## Exercise aim
Leaving out every picture, retype the lines below from the top through the one that contains "griglia_x = [293, 417, 542, 666, 791, 916]".
* * * * * * *
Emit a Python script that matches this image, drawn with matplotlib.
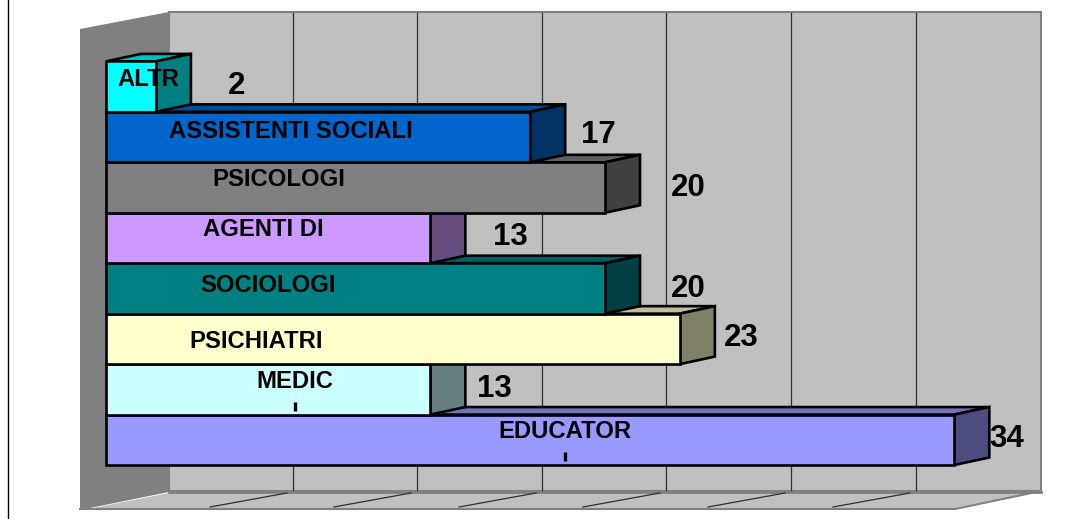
import matplotlib
matplotlib.use("Agg")
import matplotlib.pyplot as plt

plt.rcParams['font.family'] = ['Liberation Sans', 'DejaVu Sans']

# dati (dal basso verso l'alto)
categorie = ['EDUCATOR', 'MEDIC', 'PSICHIATRI', 'SOCIOLOGI', 'AGENTI DI',
             'PSICOLOGI', 'ASSISTENTI SOCIALI', 'ALTR']
valori = [34, 13, 23, 20, 13, 20, 17, 2]
colori = ['#9999FF', '#CCFFFF', '#FFFFCC', '#008080', '#CC99FF',
          '#808080', '#0066CC', '#00FFFF']

# posizioni delle etichette in pixel
pos_categorie = [(565, 431), (295, 382), (256, 341), (268, 285),
                 (263, 230), (279, 179), (291, 131), (148, 79)]
pos_valori = [(1007, 439), (494, 389), (741, 338), (688, 289),
              (510, 237), (688, 188), (598, 135), (237, 86)]
griglia_x = [293, 417, 542, 666, 791, 916]

W, H = 1078, 519
X0, SCALA_X = 106, 24.95   # pixel del valore 0, pixel per unita'
Y0, SCALA_Y = 465, 50.45  # pixel base prima barra, pixel per categoria
PROF_X = 35 / SCALA_X
PROF_Y = 7.5 / SCALA_Y
GRIGIO = '#808080'
PARETE = '#C0C0C0'
BORDO = 1.9


def scurisci(colore, k):
    r, g, b = matplotlib.colors.to_rgb(colore)
    return (r * k, g * k, b * k)


fig = plt.figure(figsize=(W / 100, H / 100), dpi=100, facecolor='white')

# sfondo in coordinate pixel: pareti e griglia
sf = fig.add_axes([0, 0, 1, 1])
sf.set_xlim(0, W)
sf.set_ylim(H, 0)
sf.axis('off')

sf.plot([7.5, 7.5], [0, H], color='black', lw=1)
sf.fill([80, 169, 169, 80], [29, 12, 492, 510], color=GRIGIO, lw=0)
sf.fill([169, 1041, 1041, 169], [12, 12, 491, 491], facecolor=PARETE,
        edgecolor=GRIGIO, lw=1.5)
sf.fill([169, 1030, 955, 93], [493, 493, 508, 508], color=PARETE, lw=0)
sf.plot([169, 1041], [491.5, 491.5], color=GRIGIO, lw=2)
sf.plot([80, 955, 1041], [509, 509, 491], color=GRIGIO, lw=1.5)
for gx in griglia_x:
    sf.plot([gx, gx], [13, 490], color='#303030', lw=0.9)
    sf.plot([gx - 6, gx - 83], [493, 507], color='#303030', lw=0.9)

# barre in coordinate dati
ax = fig.add_axes([0, 0, 1, 1], zorder=2)
ax.patch.set_alpha(0)
ax.axis('off')
ax.set_xlim(-X0 / SCALA_X, (W - X0) / SCALA_X)
ax.set_ylim((Y0 - H) / SCALA_Y, Y0 / SCALA_Y)

for i, (v, col) in enumerate(zip(valori, colori)):
    # faccia superiore e laterale
    ax.fill([0, PROF_X, v + PROF_X, v], [i + 1, i + 1 + PROF_Y, i + 1 + PROF_Y, i + 1],
            facecolor=scurisci(col, 0.75), edgecolor='black', lw=BORDO, zorder=2 + i)
    ax.fill([v, v + PROF_X, v + PROF_X, v], [i, i + PROF_Y, i + 1 + PROF_Y, i + 1],
            facecolor=scurisci(col, 0.5), edgecolor='black', lw=BORDO, zorder=2 + i)
    ax.barh(i + 0.5, v, left=0, height=1, color=col, edgecolor='black',
            linewidth=BORDO, zorder=2 + i)

for nome, (px, py) in zip(categorie, pos_categorie):
    ax.text(px, py, nome, transform=sf.transData, ha='center', va='center',
            fontsize=17.2, fontweight='bold', color='black', zorder=20)
for v, (px, py) in zip(valori, pos_valori):
    ax.text(px, py, str(v), transform=sf.transData, ha='center', va='center',
            fontsize=22.5, fontweight='bold', color='black', zorder=20)

# resti delle etichette tagliate
for px, py in [(295, 406.5), (565, 456)]:
    ax.plot([px, px], [py - 4.5, py + 4.5], transform=sf.transData,
            color='black', lw=2.4, solid_capstyle='butt', zorder=20)

fig.savefig('out.png', dpi=100)
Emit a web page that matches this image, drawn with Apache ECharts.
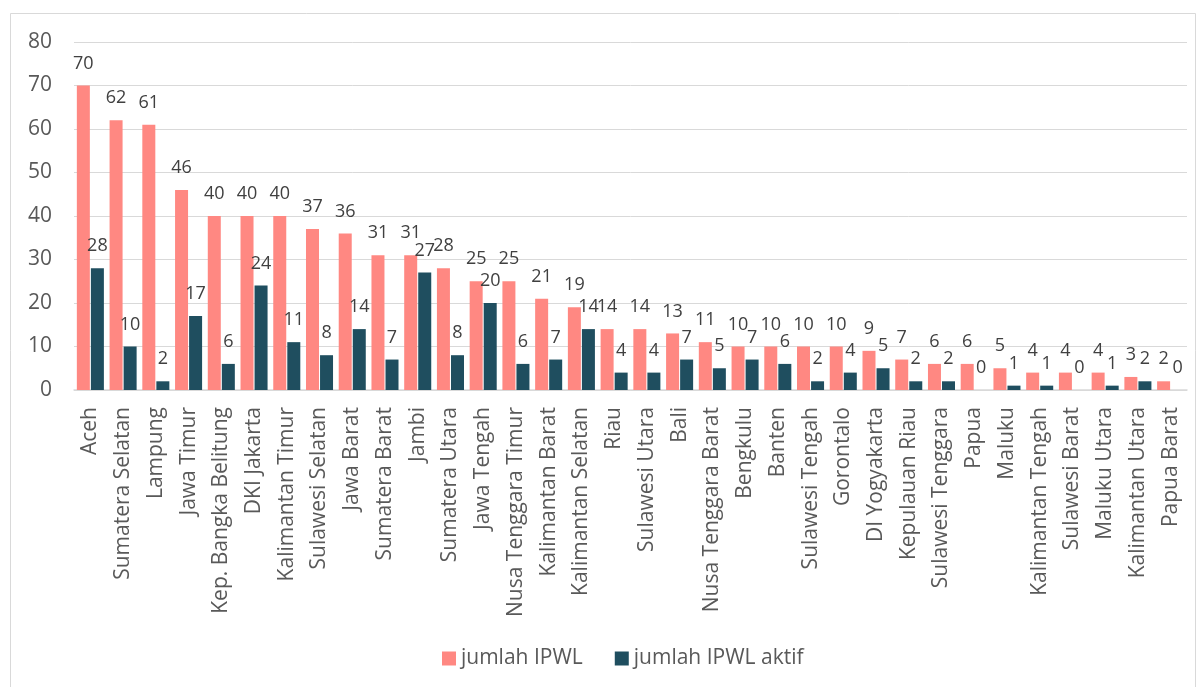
<!DOCTYPE html>
<html><head><meta charset="utf-8">
<script src="https://cdn.jsdelivr.net/npm/echarts@6/dist/echarts.min.js"></script>
<style>html,body{margin:0;padding:0;background:#fff}#c{width:1204px;height:687px}</style>
</head><body><div id="c"></div>
<script>
const categories = ["Aceh","Sumatera Selatan","Lampung","Jawa Timur","Kep. Bangka Belitung","DKI Jakarta","Kalimantan Timur","Sulawesi Selatan","Jawa Barat","Sumatera Barat","Jambi","Sumatera Utara","Jawa Tengah","Nusa Tenggara Timur","Kalimantan Barat","Kalimantan Selatan","Riau","Sulawesi Utara","Bali","Nusa Tenggara Barat","Bengkulu","Banten","Sulawesi Tengah","Gorontalo","DI Yogyakarta","Kepulauan Riau","Sulawesi Tenggara","Papua","Maluku","Kalimantan Tengah","Sulawesi Barat","Maluku Utara","Kalimantan Utara","Papua Barat"];
const jumlahIPWL = [70,62,61,46,40,40,40,37,36,31,31,28,25,25,21,19,14,14,13,11,10,10,10,10,9,7,6,6,5,4,4,4,3,2];
const jumlahIPWLAktif = [28,10,2,17,6,24,11,8,14,7,27,8,20,6,7,14,4,4,7,5,7,6,2,4,5,2,2,0,1,1,0,1,2,0];
const yTicks = [0,10,20,30,40,50,60,70,80];

const FONT = "'Open Sans', 'Noto Sans', sans-serif";
const chart = echarts.init(document.getElementById('c'), null, {renderer:'canvas'});
const lbl = {show:true, position:'top', distance:13, color:'#404040', fontSize:18, fontFamily:FONT};
chart.setOption({
  animation:false,
  backgroundColor:'#fff',
  graphic:[{type:'rect', shape:{x:10.5,y:13.5,width:1185,height:690}, style:{fill:'none', stroke:'#d9d9d9', lineWidth:1}}],
  grid:{left:74, right:17, top:42, bottom:297},
  legend:{bottom:13, left:437, itemWidth:14, itemHeight:14, itemGap:32, icon:'rect',
    textStyle:{color:'#595959', fontSize:21, fontFamily:FONT}},
  xAxis:{type:'category', data:categories,
    axisLine:{lineStyle:{color:'#d9d9d9', width:1.5}}, axisTick:{show:false},
    axisLabel:{rotate:90, interval:0, margin:17, color:'#595959', fontSize:21, fontFamily:FONT}},
  yAxis:{type:'value', min:yTicks[0], max:yTicks[yTicks.length-1], interval:10,
    axisLine:{show:false}, axisTick:{show:false},
    splitLine:{lineStyle:{color:'#d9d9d9', width:1}},
    axisLabel:{margin:22, color:'#595959', fontSize:21, fontFamily:FONT}},
  series:[
    {name:'jumlah IPWL', type:'bar', data:jumlahIPWL, barWidth:13, barGap:'8%', barCategoryGap:'20%',
      itemStyle:{color:'#FF8882'}, label:lbl},
    {name:'jumlah IPWL aktif', type:'bar', data:jumlahIPWLAktif, barWidth:13,
      itemStyle:{color:'#1F4E5F'}, label:lbl}
  ]
});
</script></body></html>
* * * * * * *
## Correct result
Emit a Python script that matches this image, drawn with matplotlib.
import matplotlib
matplotlib.use("Agg")
import matplotlib.pyplot as plt

plt.rcParams['font.family'] = ['Liberation Sans', 'DejaVu Sans']

# dati (dal basso verso l'alto)
categorie = ['EDUCATOR', 'MEDIC', 'PSICHIATRI', 'SOCIOLOGI', 'AGENTI DI',
             'PSICOLOGI', 'ASSISTENTI SOCIALI', 'ALTR']
valori = [34, 13, 23, 20, 13, 20, 17, 2]
colori = ['#9999FF', '#CCFFFF', '#FFFFCC', '#008080', '#CC99FF',
          '#808080', '#0066CC', '#00FFFF']

# posizioni delle etichette in pixel
pos_categorie = [(565, 431), (295, 382), (256, 341), (268, 285),
                 (263, 230), (279, 179), (291, 131), (148, 79)]
pos_valori = [(1007, 439), (494, 389), (741, 338), (688, 289),
              (510, 237), (688, 188), (598, 135), (237, 86)]
griglia_x = [293, 417, 542, 666, 791, 916]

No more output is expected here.